Y2K became an industry in its own right. As momentum gathers, that very momentum becomes a powerful selling tool that few can resist. In other areas of business, I have told people a certain solution will take effort to do properly, or they should not undertake it at all, or even that it is impossible, only to watch less scrupulous vendors commend the outcome and take the business. If you can’t see some consulting firms and software vendors fanning the ITIL flames you need to stand back a bit and look again.

The Y2K industry raised the art of FUD [fear, uncertainty and doubt: a technique reportedly pioneered by IBM] to heights not seen before. Nor will we see them again, as the world is wiser and more cynical as a result. But they whipped the business world into a frenzy of spending. Everyone did it because everyone else was doing it. You were mad if you didn’t. Worse, you were risking the business.

Does ITIL feed on FUD? No, but it feeds on a different momentum founded on the implicit assumption that everyone should do ITIL because everyone else is. Is it a bandwagon? Absolutely. Are the vendors and consultants jumping on? For sure. It has become an industry, and the industry’s marketers learned a few techniques from Y2K for creating momentum.

So there are some interesting parallels with the Y2K phenomenon: the wave, the marketing frenzy, the “why aren’t you?” mentality. Hopefully we have learnt something from Y2K so as not to repeat our mistakes. Hopefully we have learnt not to get stampeded into anything.

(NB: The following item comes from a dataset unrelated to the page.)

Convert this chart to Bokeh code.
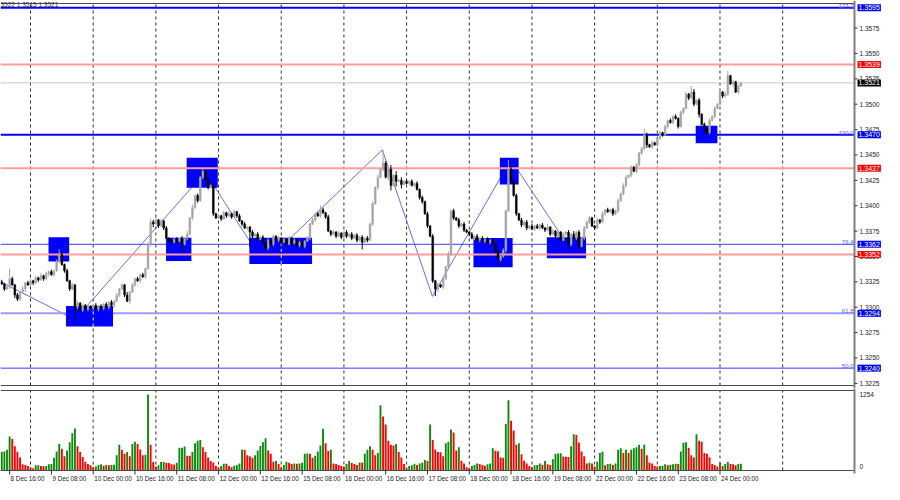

We in the ITIL community must thank Y2K for generating the wave of interest in ITIL in the first place. It was the Y2K-induced budget blowouts that triggered much of the interest in transparency and business alignment that led us to ITIL, that and the collapse of change control systems when the Y2K freeze came off.

Equally we must beware the mines that Y2K has set for us. People are cynical about any IT project that has no clear ROI; that appears to be IT fixing stuff that should not have been broken in the first place; that sounds like it should be simple; that looks like this year’s big thing.

Do ITIL when you can see the benefits, when it delivers something tangible to the business, when you feel you ought to.